Lowriders still wear their street origins with pride but the culture has moved uptown, into a half-billion-dollar industry reaching into Japan and other markets, Sandoval said.
Cruising, banned by most southern California cities, has been replaced by car shows that draw hundreds of entries -- some costing as much as $100,000 -- and corporate sponsors.
Pachucos have grown into family men who include their wives and children in their hobby by encouraging them to chrome and lower strollers and bicycles.
"It's going to get bigger .. because these cars become more scarce and the value goes up," Lowrider Magazine editor Joe Ray said. "It's taken a long time to get to where it's got today."
While becoming slicker, lowrider art has stayed true to original themes -- sexualized images of women such as the Virgen de Guadalupe and Aztec princesses, as well as gang and prison life, and native Mexican and religious symbols.

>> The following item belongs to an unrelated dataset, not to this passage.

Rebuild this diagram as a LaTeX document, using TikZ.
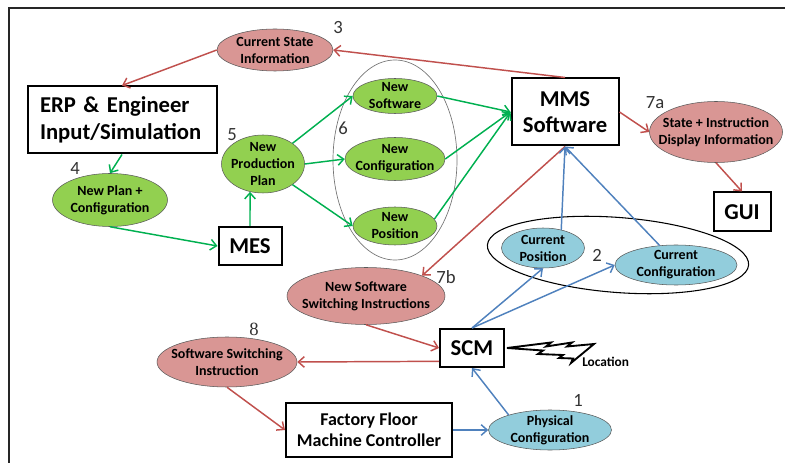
\documentclass[tikz,border=0pt]{standalone}
\usepackage{fontspec}
\setmainfont{Carlito}
\newfontfamily\numserif{Liberation Serif}
\usepackage{tikz}
\usetikzlibrary{arrows.meta, shapes.geometric}
\definecolor{redfill}{HTML}{D99694}
\definecolor{redline}{HTML}{C0504D}
\definecolor{greenfill}{HTML}{92D050}
\definecolor{greenline}{HTML}{00B050}
\definecolor{bluefill}{HTML}{92CDDC}
\definecolor{blueline}{HTML}{4F81BD}

\tikzset{
  box/.style={draw, line width=1.5pt, inner sep=0pt, align=center, font=\fontsize{17}{20}\selectfont\bfseries},
  bubble/.style n args={3}{ellipse, draw=black!65, line width=0.4pt, fill=#1, minimum width=#2, minimum height=#3, inner sep=0pt},
  intext/.style={align=center, inner sep=0pt, font=\fontsize{10.5}{12.75}\selectfont\bfseries},
  num/.style={inner sep=0pt, text=black!80, font=\fontsize{14}{16}\selectfont},
  link/.style={-{Straight Barb[length=4.5pt, width=8pt]}, line width=1.1pt},
  redarr/.style={link, redline},
  greenarr/.style={link, greenline},
  bluearr/.style={link, blueline}
}

\begin{document}
\begin{tikzpicture}[x=0.75pt, y=-0.75pt]
  \useasboundingbox (0,0) rectangle (785,463);
  % frame
  \draw[line width=1.2pt, black!85] (9,463) -- (9,8) -- (785,8);

  % groups
  \node[ellipse, draw=black!55, line width=0.5pt, minimum width=93pt, minimum height=150pt] (grp6) at (395,160) {};
  \node[ellipse, draw, line width=0.8pt, rotate=-4.4, minimum width=196.5pt, minimum height=56.25pt] (grp2) at (618,255) {};

  % boxes
  \node[box, align=left, minimum width=141.75pt, minimum height=50.25pt, text width=123pt] (erp) at (122,120) {ERP \& Engineer\\Input/Simulation};
  \node[box, minimum width=47.25pt, minimum height=28.5pt] (mes) at (250,246) {MES};
  \node[box, minimum width=80.25pt, minimum height=50.25pt] (mms) at (565,112) {MMS\\Software};
  \node[box, minimum width=42.75pt, minimum height=29.25pt] (gui) at (742,212) {GUI};
  \node[box, minimum width=48pt, minimum height=28.5pt] (scm) at (472,348) {SCM};
  \node[box, minimum width=124.5pt, minimum height=40.5pt, font=\fontsize{13.5}{16}\selectfont\bfseries] (factory) at (369,430) {Factory Floor\\Machine Controller};

  % red bubbles
  \node[bubble={redfill}{87pt}{31.5pt}, label={[intext]center:Current State\\Information}] (curstate) at (275,50) {};
  \node[bubble={redfill}{99.75pt}{45.75pt}, label={[intext]center:State + Instruction\\Display Information}] (disp) at (716,132) {};
  \node[bubble={redfill}{118.5pt}{42.75pt}, label={[intext]center:New Software\\Switching Instructions}] (newswi) at (366,296) {};
  \node[bubble={redfill}{105pt}{37.5pt}, label={[intext]center:Software Switching\\Instruction}] (swi) at (227,362) {};

  % green bubbles
  \node[bubble={greenfill}{86.25pt}{39.75pt}, label={[intext]center:New Plan +\\Configuration}] (plan) at (110,200) {};
  \node[bubble={greenfill}{62.25pt}{43.5pt}, label={[intext]center:New\\Production\\Plan}] (prod) at (263,164) {};
  \node[bubble={greenfill}{63pt}{26.25pt}, label={[intext]center:New\\Software}] (newsw) at (395,96) {};
  \node[bubble={greenfill}{75pt}{32.25pt}, label={[intext]center:New\\Configuration}] (newcfg) at (395,159) {};
  \node[bubble={greenfill}{63pt}{28.5pt}, label={[intext]center:New\\Position}] (newpos) at (395,226) {};

  % blue bubbles
  \node[bubble={bluefill}{62.25pt}{30pt}, label={[intext]center:Current\\Position}] (curpos) at (543,248) {};
  \node[bubble={bluefill}{91.5pt}{30pt}, label={[intext]center:Current\\Configuration}] (curcfg) at (676,265) {};
  \node[bubble={bluefill}{92.25pt}{30pt}, label={[intext]center:Physical\\Configuration}] (phys) at (550,430) {};

  % step numbers
  \node[num] (n1) at (578,400) {1};
  \node[num] (n2) at (597,255) {2};
  \node[num] (n3) at (338,28) {3};
  \node[num] (n4) at (75,169) {4};
  \node[num] (n5) at (232,135) {5};
  \node[num] (n6) at (343,128) {6};
  \node[num] (n7a) at (655,103) {7a};
  \node[num] (n7b) at (446,277) {7b};
  \node[num, font=\numserif\fontsize{14}{16}\selectfont] (n8) at (254,329) {8};

  % lightning
  \draw[line width=1.4pt, line join=miter] (507,348) -- (551,342.5) -- (546,346.5) -- (572,342.5) -- (567,346.5) -- (594,344)
    -- (571,363) -- (573,358.5) -- (559,358) -- (563,355) -- (538,354) -- (543,350.5) -- cycle;
  \node[anchor=west, inner sep=0pt, font=\fontsize{10}{12}\selectfont\bfseries] (loc) at (582,362) {Location};

  % red links
  \draw[redarr] (mms.north) -- (curstate.east);
  \draw[redarr] (curstate.west) -- (erp.north);
  \draw[redarr] (mms.east) -- (disp.west);
  \draw[redarr] (disp.south) -- (gui.north);
  \draw[redarr] (mms.south) -- (newswi.north east);
  \draw[redarr] (newswi.south) -- (scm.west);
  \draw[redarr] (scm.202) -- (swi.east);
  \draw[redarr] (swi.south) -- (factory.west);

  % green links
  \draw[greenarr] (erp.south) -- (plan.north);
  \draw[greenarr] (plan.south) -- (mes.west);
  \draw[greenarr] (mes.north) -- (prod.245);
  \draw[greenarr] (prod.north east) -- (newsw.west);
  \draw[greenarr] (prod.east) -- (newcfg.west);
  \draw[greenarr] (prod.south east) -- (newpos.west);
  \draw[greenarr] (newsw.east) -- (mms.west);
  \draw[greenarr] (newcfg.east) -- (mms.west);
  \draw[greenarr] (newpos.10) -- (mms.west);

  % blue links
  \draw[bluearr] (curpos.45) -- (mms.south);
  \draw[bluearr] (curcfg.130) -- (mms.south);
  \draw[bluearr] (scm.north) -- (curpos.south);
  \draw[bluearr] (scm.north) -- (curcfg.west);
  \draw[bluearr] (phys.160) -- (scm.south);
  \draw[bluearr] (factory.east) -- (phys.west);
\end{tikzpicture}
\end{document}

They choose "colors that will capture people's attention" like fuchsia, sunshine yellow and apple green, Sandoval said. "Some guys mention that they think it will attract women."
As hip hop culture went mainstream and international, so did some of the lowrider industry's biggest stars.
Graffiti artist Mark Machado, 38, who is better known as Mister Cartoon, started muraling lowriders about 10 years ago in his Los Angeles garage. He added tattoo art to his repertoire and counts celebrities such as rapper 50 Cent, Eminem, Justin Timberlake, Christina Aguilera and Beyonce as clients.
A tangerine ice cream truck that Cartoon made especially for the Petersen exhibit is lavishly covered, inside and out, with a blonde bombshell lying in a vat of ice cream with cones on her breasts and clown-faced gangsters brandishing guns.
The ice cream truck is his farewell to car art -- he is designing a line of lowrider-themed shoes for Nike Inc and Vans, and his clothing line, Joker Brand, is selling overseas.
"It's all over the world but LA will always set the trends," Cartoon said.